サンテミリオン村郊外西側のワイナリーを歩くのにChâteau Hôtel Grand Barrail(ROUTE DE LIBOURNE, D243, 33330 Saint-Émilion)を起点にしたとき、もう一歩先のポムローヌまでを散策地として考えたが、徒歩で歩くにはシンどいので流石に諦めた。
http://www.grand-barrail.com/
ポムロールは、ペトリウスやル・パンなど素晴らしいワイナリーが有るが何れも一般公開はしていない。出かけても農園とワイナリーで写真を撮ってハイ終わりになるので、別の機会にしようと思ったのだ。
実はその時に考えたのはリブリヌの町のことである。考えてみると、小ボルドーであるリブリヌについて真面目に歩いたことが一度もなかった。ならば、リブリヌ散歩のときにポムローヌは出かけてみようと思った。


リブリヌ駅はボルドーSaint-Jean駅からサンテミリオン駅へ向かう途中にある。ボルドーから40分程度。ボルドーから二つ目、サンテミリオンの一つ前になる。国道D670とD243がサンテミリオンとリブリヌを繫いでいる。
なぜ、ポムローヌ歩きはリブリヌを起点にしようかと考えたかというと、いままで何度もボルドーへ通っていながら、小ボルドーでもあるリブリヌを真面目に歩いていなかったからだ。
リブリヌはボルドーより旧い町だ。青銅器時代には、既にブルターニュからランクドックルションへ、錫交易の中継点として栄えていた土地だった。支配はリグリア人が握っていた。

リグリア人は太古、イタリア半島の北西部から地中海西側に広がっていた民族である。ケルト人との親和性が強く、ローマの支配について反感を抱いていた人々だ。彼らはラングドックルションを中心にフランス中央山塊西側に広がっていた。彼らがブールジュのビトゥリゲ族から錫を買い、それをドルドーニュー川を利用してベルジュラックBergeracへ運び、残りは陸路で地中海側に運んでいたのである。

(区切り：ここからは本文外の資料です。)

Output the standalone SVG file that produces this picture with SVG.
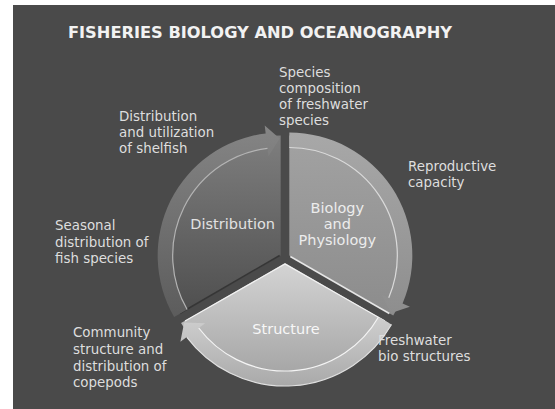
<svg xmlns="http://www.w3.org/2000/svg" width="555" height="409" viewBox="0 0 555 409">
<style>
.lbl{font-family:"DejaVu Sans","Liberation Sans",sans-serif;font-size:13.4px;fill:#dedede}
.seg{font-family:"DejaVu Sans","Liberation Sans",sans-serif;font-size:14.5px;text-anchor:middle}
.hl{fill:none;stroke-width:1.2}
</style>
<defs>
<linearGradient id="gD" x1="0" y1="0" x2="0" y2="1"><stop offset="0" stop-color="#7e7e7e"/><stop offset="1" stop-color="#4e4e4e"/></linearGradient>
<linearGradient id="gDb" x1="0" y1="0" x2="0" y2="1"><stop offset="0" stop-color="#858585"/><stop offset="1" stop-color="#5c5c5c"/></linearGradient>
<linearGradient id="gB" x1="0" y1="0" x2="0" y2="1"><stop offset="0" stop-color="#a2a2a2"/><stop offset="1" stop-color="#8c8c8c"/></linearGradient>
<linearGradient id="gBb" x1="0" y1="0" x2="0" y2="1"><stop offset="0" stop-color="#a8a8a8"/><stop offset="1" stop-color="#8e8e8e"/></linearGradient>
<linearGradient id="gS" x1="0" y1="0" x2="0" y2="1"><stop offset="0" stop-color="#d4d4d4"/><stop offset="1" stop-color="#a2a2a2"/></linearGradient>
<linearGradient id="gSb" x1="0" y1="0" x2="0" y2="1"><stop offset="0" stop-color="#cfcfcf"/><stop offset="1" stop-color="#a9a9a9"/></linearGradient>
</defs>
<rect x="13" y="5" width="542" height="404" fill="#4a4a4a"/>
<text x="260" y="38" text-anchor="middle" textLength="384" lengthAdjust="spacingAndGlyphs" style="font-family:'DejaVu Sans','Liberation Sans',sans-serif;font-size:16px;font-weight:bold;fill:#f2f2f2">FISHERIES BIOLOGY AND OCEANOGRAPHY</text>

<g id="node-distribution" transform="translate(280.67,255.5)">
<path d="M0,0 L-103.92,60 A120,120 0 0 1 0,-120 Z" fill="url(#gD)"/>
<path d="M-1,0 L-101,58" stroke="#363636" stroke-width="1.5" fill="none"/>
<text class="seg" x="-48" y="-27" fill="#e2e2e2">Distribution</text>
</g>
<g id="node-biology" transform="translate(289.33,255.5)">
<path d="M0,0 L0,-120 A120,120 0 0 1 103.92,60 Z" fill="url(#gB)"/>
<path d="M1,1 L100,58" stroke="#e6e6e6" stroke-width="1.5" fill="none"/>
<text class="seg" x="48" y="-43" fill="#ececec">Biology</text>
<text class="seg" x="48" y="-27" fill="#ececec">and</text>
<text class="seg" x="48" y="-11" fill="#ececec">Physiology</text>
</g>
<g id="node-structure" transform="translate(285,263)">
<path d="M0,0 L103.92,60 A120,120 0 0 1 -103.92,60 Z" fill="url(#gS)"/>
<path d="M0,1 L-100,58 M0,1 L100,58" stroke="#f2f2f2" stroke-width="1.2" fill="none"/>
<text class="seg" x="1" y="71" fill="#f7f7f7">Structure</text>
</g>

<g id="connectors">
<g transform="translate(280.67,255.5)">
<path d="M-106.52,61.5 A123,123 0 0 1 -14.99,-122.08 L-15.96,-130.02 L-1.02,-116.99 L-12.19,-99.25 L-13.16,-107.19 A108,108 0 0 0 -93.53,54 Z" fill="url(#gDb)"/>
<path class="hl" d="M-93.53,54 A108,108 0 0 1 -13.16,-107.19" stroke="#b4b4b4"/>
</g>
<g transform="translate(289.33,255.5)">
<path d="M0,-123 A123,123 0 0 1 113.22,48.06 L120.59,51.19 L101.83,57.61 L92.05,39.07 L99.41,42.20 A108,108 0 0 0 0,-108 Z" fill="url(#gBb)"/>
<path class="hl" d="M0,-108 A108,108 0 0 1 99.41,42.20" stroke="#dadada"/>
</g>
<g transform="translate(285,263)">
<path d="M106.52,61.5 A123,123 0 0 1 -98.23,74.02 L-104.62,78.84 L-100.81,59.38 L-79.86,60.18 L-86.25,65 A108,108 0 0 0 93.53,54 Z" fill="url(#gSb)"/>
<path class="hl" d="M93.53,54 A108,108 0 0 1 -86.25,65" stroke="#f4f4f4"/>
<path class="hl" d="M106.52,61.5 A123,123 0 0 1 -98.23,74.02" stroke="#e0e0e0"/>
</g>
</g>

<g id="label-species">
<text class="lbl" x="279" y="77">Species</text>
<text class="lbl" x="279" y="93">composition</text>
<text class="lbl" x="279" y="109">of freshwater</text>
<text class="lbl" x="279" y="125">species</text>
</g>
<g id="label-shelfish">
<text class="lbl" x="119" y="121">Distribution</text>
<text class="lbl" x="119" y="137">and utilization</text>
<text class="lbl" x="119" y="153">of shelfish</text>
</g>
<g id="label-seasonal">
<text class="lbl" x="55" y="230">Seasonal</text>
<text class="lbl" x="55" y="247">distribution of</text>
<text class="lbl" x="55" y="263">fish species</text>
</g>
<g id="label-reproductive">
<text class="lbl" x="408" y="171">Reproductive</text>
<text class="lbl" x="408" y="187">capacity</text>
</g>
<g id="label-community">
<text class="lbl" x="73" y="337">Community</text>
<text class="lbl" x="73" y="354">structure and</text>
<text class="lbl" x="73" y="371">distribution of</text>
<text class="lbl" x="73" y="387">copepods</text>
</g>
<g id="label-freshwater">
<text class="lbl" x="378" y="345">Freshwater</text>
<text class="lbl" x="378" y="361">bio structures</text>
</g>
</svg>
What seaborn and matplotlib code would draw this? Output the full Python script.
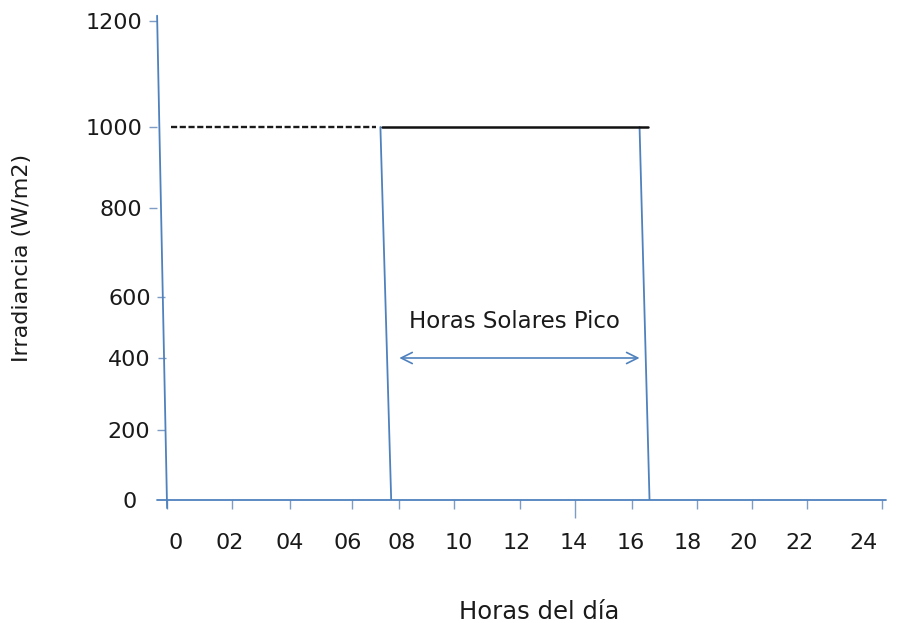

リブリヌの古名はKendatenという。これはケルト語のken-datt(合流する)から派生した言葉だ。ドルドーニュ川とイール川rivière Isleが合流する地という意味だろう。おそらくケルト人たちはイール川を利用して錫を運んでいたに違いない。リグリア人はこれを交易地Kendatenで受け取り、ドルドーニュ川航路へ載せ替えた。ドルドーニュ川は、ジロンド川の影響を受けて満月/新月の大潮の時は川が猛烈な勢いで逆流する。その逆流する勢いに乗って、リグリア人の船はドルドーニュ川の奥深くまで、錫を載せて遡った。・・このルートは紀元前5世紀まで続いた。しかしイベリア半島に広がったフェニキア人/カルタゴが、さらに支配領域を北へ広げガスコーニュまで及ぶと、リグリア人は撤退し、リブリヌとブルターニュを繫ぐ錫交易のルートは彼らのものになってしまった。
第二次ポエニ戦争によってカルタゴが滅亡するまで、ジロンド川/ドルドーニュ川は彼らのものだった。
彼らが去った後、同地は、なし崩し的にブールジュから流れてきたビトゥリゲ・ヴィヴィスク族のものになるが、新開拓地を求めてローマの退役軍人たちが入り始めると、今度は次第にローマ人たちのものになった。ここをローマのものにしたのは、退役軍人たちだった。彼らがドルドーニュ川左岸に葡萄畑を広げたのだ。ローマが凋落した後もリブリヌは、この退役軍人が開墾したドルドーニュ川左岸の葡萄畑から作られたワインの交易によって細々と糧の手段を得ていたのである。